-- begin Source material --

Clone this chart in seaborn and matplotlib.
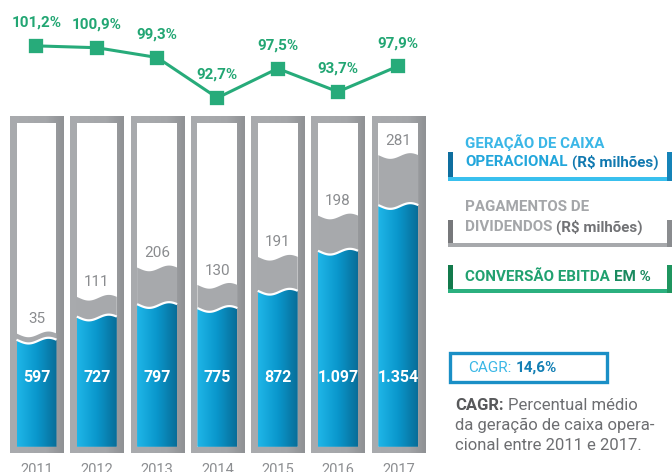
import numpy as np
import pandas as pd
import matplotlib
matplotlib.use('Agg')
import matplotlib.pyplot as plt
from matplotlib.patches import Rectangle, Polygon
from matplotlib.colors import LinearSegmentedColormap
import seaborn as sns

# dados (R$ milhões / %)
anos = ['2011', '2012', '2013', '2014', '2015', '2016', '2017']
geracao_caixa = [597, 727, 797, 775, 872, 1097, 1354]
dividendos = [35, 111, 206, 130, 191, 198, 281]
conversao_ebitda = [101.2, 100.9, 99.3, 92.7, 97.5, 93.7, 97.9]
rotulos_geracao = ['597', '727', '797', '775', '872', '1.097', '1.354']
rotulos_conversao = ['101,2%', '100,9%', '99,3%', '92,7%', '97,5%', '93,7%', '97,9%']
cagr = '14,6%'

df = pd.DataFrame({'ano': anos, 'geracao': geracao_caixa,
                   'dividendos': dividendos, 'conversao': conversao_ebitda})
df['total'] = df['geracao'] + df['dividendos']

sns.set_style('white')
plt.rcParams['font.family'] = ['Roboto', 'DejaVu Sans']

W, H = 672, 472
fig = plt.figure(figsize=(W / 100, H / 100), dpi=100)


def caixa_px(x0, y0, x1, y1):
    # caixa em pixels (origem no topo) -> fração da figura
    return [x0 / W, 1 - y1 / H, (x1 - x0) / W, (y1 - y0) / H]


cinza_moldura = '#a7a9ac'
verde = '#27ab7a'
azul_grad = LinearSegmentedColormap.from_list('azul', ['#1fb6e8', '#0a97cc', '#086d98'])
moldura_grad = LinearSegmentedColormap.from_list('moldura', ['#a9abae', '#a7a9ac', '#a4a6a9', '#8f9194'])

# ===============================
# barras (geração de caixa + dividendos)
ax = fig.add_axes(caixa_px(6.35, 116, 428.45, 453))
ax.set_facecolor('none')
n0 = len(ax.patches)
sns.barplot(data=df, x='ano', y='total', color=cinza_moldura, width=0.663,
            saturation=1, ax=ax)
barras_total = ax.patches[n0:]
n1 = len(ax.patches)
sns.barplot(data=df, x='ano', y='geracao', color='#0a97cc', width=0.663,
            saturation=1, ax=ax)
barras_azuis = ax.patches[n1:]

y_min, y_max, topo_interno = -35, 1860, 1820


def onda(x0, w, topo, amp=16, n=80):
    t = np.linspace(0, 1, n)
    return x0 + w * t, topo + amp * np.cos(2 * np.pi * (t - 0.8))


for i, (pt, pa) in enumerate(zip(barras_total, barras_azuis)):
    x0, w = pa.get_x(), pa.get_width()
    cx = x0 + w / 2
    pt.set_visible(False)
    pa.set_visible(False)
    # moldura cinza e interior branco
    ax.imshow(np.linspace(0, 1, 256).reshape(1, -1), cmap=moldura_grad,
              extent=[cx - 0.44, cx + 0.44, y_min, y_max], aspect='auto', zorder=0)
    ax.add_patch(Rectangle((x0, 0), w, topo_interno,
                           facecolor='white', edgecolor='none', zorder=0.5))
    # faixa cinza (dividendos)
    xs, ys = onda(x0, w, pt.get_height())
    ax.add_patch(Polygon(np.column_stack([np.r_[x0, xs, x0 + w], np.r_[0, ys, 0]]),
                         facecolor=cinza_moldura, edgecolor='none', zorder=1))
    # faixa azul (geração de caixa)
    xs, ys = onda(x0, w, pa.get_height())
    pol = Polygon(np.column_stack([np.r_[x0, xs, x0 + w], np.r_[0, ys, 0]]),
                  facecolor='none', edgecolor='none')
    ax.add_patch(pol)
    im = ax.imshow(np.linspace(0, 1, 256).reshape(1, -1), cmap=azul_grad,
                   extent=[x0, x0 + w, 0, pa.get_height() + 20], aspect='auto', zorder=2)
    im.set_clip_path(pol)
    ax.plot(xs, ys, color='white', lw=1.6, zorder=3, solid_capstyle='butt')
    # rótulos
    ax.text(cx, 387, rotulos_geracao[i], ha='center', va='center', color='white',
            fontsize=11.5, fontweight='bold', zorder=5)
    ax.annotate(str(dividendos[i]), (cx, pt.get_height()), xytext=(0, 11),
                textcoords='offset points', ha='center', va='center',
                color='#8a8c8f', fontsize=11, zorder=5)

ax.set_xlim(-0.5, 6.5)
ax.set_ylim(y_min, y_max)
ax.set_yticks([])
ax.set_xlabel('')
ax.set_ylabel('')
ax.tick_params(axis='x', length=0, pad=7, labelsize=10.5, colors='#8c8e91')
sns.despine(ax=ax, left=True, bottom=True)

# ===============================
# linha de conversão EBITDA
ax_l = fig.add_axes(caixa_px(6.35, 0, 428.45, 115))
ax_l.set_facecolor('none')
sns.pointplot(data=df, x='ano', y='conversao', color=verde, markers='s',
              markersize=8.3, linewidth=2.2, errorbar=None, ax=ax_l)
for i, v in enumerate(conversao_ebitda):
    ax_l.annotate(rotulos_conversao[i], (i, v), xytext=(0, 16.5),
                  textcoords='offset points', ha='center', va='center',
                  color='#22a673', fontsize=11, fontweight='bold')
ax_l.set_xlim(-0.5, 6.5)
ax_l.set_ylim(89.9, 108.7)
ax_l.axis('off')

# ===============================
# legendas à direita
ax_d = fig.add_axes([0, 0, 1, 1])
ax_d.set_xlim(0, W)
ax_d.set_ylim(H, 0)
ax_d.axis('off')
rend = fig.canvas.get_renderer()


def texto(x, y, partes, size):
    for txt, cor, peso, gap in partes:
        t = ax_d.text(x, y, txt, color=cor, fontsize=size, fontweight=peso,
                      ha='left', va='center')
        x += t.get_window_extent(renderer=rend).width + gap


def colchete(y0, y1, c_esq, c_base, c_dir):
    ax_d.add_patch(Rectangle((448, y0), 5, y1 - y0, color=c_esq, lw=0))
    ax_d.add_patch(Rectangle((448, y1 - 4), 224, 4, color=c_base, lw=0))
    ax_d.add_patch(Rectangle((667, y0), 5, y1 - y0, color=c_dir, lw=0))


tam_leg = 10.9
texto(465, 143, [('GERAÇÃO DE CAIXA', '#3bb7e7', 'bold', 0)], tam_leg)
texto(465, 162, [('OPERACIONAL', '#22a6db', 'bold', 4),
                 ('(R$ milhões)', '#1179b0', 'bold', 0)], tam_leg)
colchete(152, 181, '#0e6e9f', '#39c0ee', '#1583b8')

texto(465, 207, [('PAGAMENTOS DE', '#a4a6a9', 'bold', 0)], tam_leg)
texto(465, 227, [('DIVIDENDOS', '#a4a6a9', 'bold', 4),
                 ('(R$ milhões)', '#727376', 'bold', 0)], tam_leg)
colchete(220, 247, '#77787b', '#a7a9ac', '#8a8c8f')

texto(465, 277, [('CONVERSÃO EBITDA', '#21a170', 'bold', 4),
                 ('EM %', '#1a8a5f', 'bold', 0)], tam_leg)
colchete(265, 293, '#137a4c', '#2bb07f', '#1f955f')

ax_d.add_patch(Rectangle((449.5, 352.5), 157, 29, facecolor='white',
                         edgecolor='#1a8fc6', lw=2.4))
texto(468, 368, [('CAGR:', '#3ab7e6', 'normal', 4), (cagr, '#137fb4', 'bold', 0)], 11)

texto(455, 405, [('CAGR:', '#58595b', 'bold', 4),
                 ('Percentual médio', '#6d6e71', 'normal', 0)], 12)
texto(455, 425, [('da geração de caixa opera-', '#6d6e71', 'normal', 0)], 12)
texto(455, 445, [('cional entre 2011 e 2017.', '#6d6e71', 'normal', 0)], 12)

fig.savefig('out.png', dpi=100)
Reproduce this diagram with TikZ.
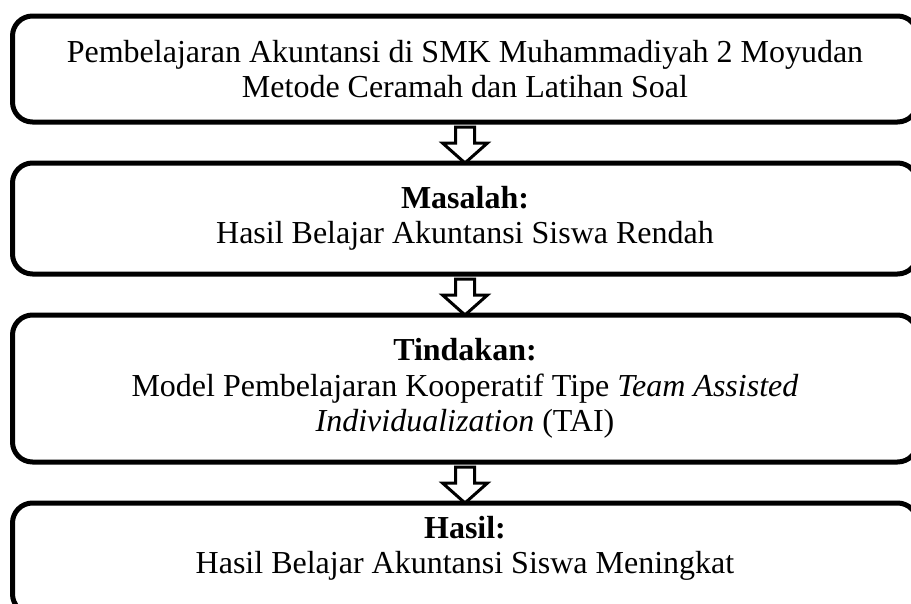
\documentclass[tikz,border=0pt]{standalone}
\usepackage{fontspec}
\setmainfont{Liberation Serif}
\usetikzlibrary{positioning}

\tikzset{
  kotak/.style={draw, line width=5pt, rounded corners=20pt, outer sep=0pt,
    minimum width=905pt, align=center, font=\fontsize{32}{35.5}\selectfont},
  panah/.style={draw, line width=3pt, line join=miter}
}

\begin{document}
\begin{tikzpicture}[x=1pt,y=1pt,node distance=41pt]
\useasboundingbox (0,0) rectangle (911,-603);
\clip (0,0) rectangle (911,-603);
% kotak alur
\node[kotak, minimum height=106pt] (awal) at (465,-69)
  {Pembelajaran Akuntansi di SMK Muhammadiyah 2 Moyudan\\ Metode Ceramah dan Latihan Soal};
\node[kotak, minimum height=111pt, below=of awal] (masalah)
  {\textbf{Masalah:}\\ Hasil Belajar Akuntansi Siswa Rendah};
\node[kotak, minimum height=147pt, below=of masalah] (tindakan)
  {\textbf{Tindakan:}\\ Model Pembelajaran Kooperatif Tipe \textit{Team Assisted}\\ \textit{Individualization} (TAI)};
\node[kotak, minimum height=111pt, text depth=27pt, below=of tindakan] (hasil)
  {\textbf{Hasil:}\\ Hasil Belajar Akuntansi Siswa Meningkat};
% panah kosong
\foreach \atas/\bawah in {awal/masalah, masalah/tindakan, tindakan/hasil}
  \draw[panah] ([xshift=-9.5pt,yshift=-5pt]\atas.south)
    |- ([xshift=-22.5pt,yshift=20pt]\bawah.north) -- (\bawah.north)
    -- ([xshift=22.5pt,yshift=20pt]\bawah.north)
    -| ([xshift=9.5pt,yshift=-5pt]\atas.south) -- cycle;
\end{tikzpicture}
\end{document}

-- end Source material --

▶ _Problem requirements_
Output each line of the listing above, word for word, from the one holding "Reproduce this diagram with TikZ." through the last line, both included; omit the pictures.

▶ _Expected answer_
Reproduce this diagram with TikZ.
\documentclass[tikz,border=0pt]{standalone}
\usepackage{fontspec}
\setmainfont{Liberation Serif}
\usetikzlibrary{positioning}

\tikzset{
  kotak/.style={draw, line width=5pt, rounded corners=20pt, outer sep=0pt,
    minimum width=905pt, align=center, font=\fontsize{32}{35.5}\selectfont},
  panah/.style={draw, line width=3pt, line join=miter}
}

\begin{document}
\begin{tikzpicture}[x=1pt,y=1pt,node distance=41pt]
\useasboundingbox (0,0) rectangle (911,-603);
\clip (0,0) rectangle (911,-603);
% kotak alur
\node[kotak, minimum height=106pt] (awal) at (465,-69)
  {Pembelajaran Akuntansi di SMK Muhammadiyah 2 Moyudan\\ Metode Ceramah dan Latihan Soal};
\node[kotak, minimum height=111pt, below=of awal] (masalah)
  {\textbf{Masalah:}\\ Hasil Belajar Akuntansi Siswa Rendah};
\node[kotak, minimum height=147pt, below=of masalah] (tindakan)
  {\textbf{Tindakan:}\\ Model Pembelajaran Kooperatif Tipe \textit{Team Assisted}\\ \textit{Individualization} (TAI)};
\node[kotak, minimum height=111pt, text depth=27pt, below=of tindakan] (hasil)
  {\textbf{Hasil:}\\ Hasil Belajar Akuntansi Siswa Meningkat};
% panah kosong
\foreach \atas/\bawah in {awal/masalah, masalah/tindakan, tindakan/hasil}
  \draw[panah] ([xshift=-9.5pt,yshift=-5pt]\atas.south)
    |- ([xshift=-22.5pt,yshift=20pt]\bawah.north) -- (\bawah.north)
    -- ([xshift=22.5pt,yshift=20pt]\bawah.north)
    -| ([xshift=9.5pt,yshift=-5pt]\atas.south) -- cycle;
\end{tikzpicture}
\end{document}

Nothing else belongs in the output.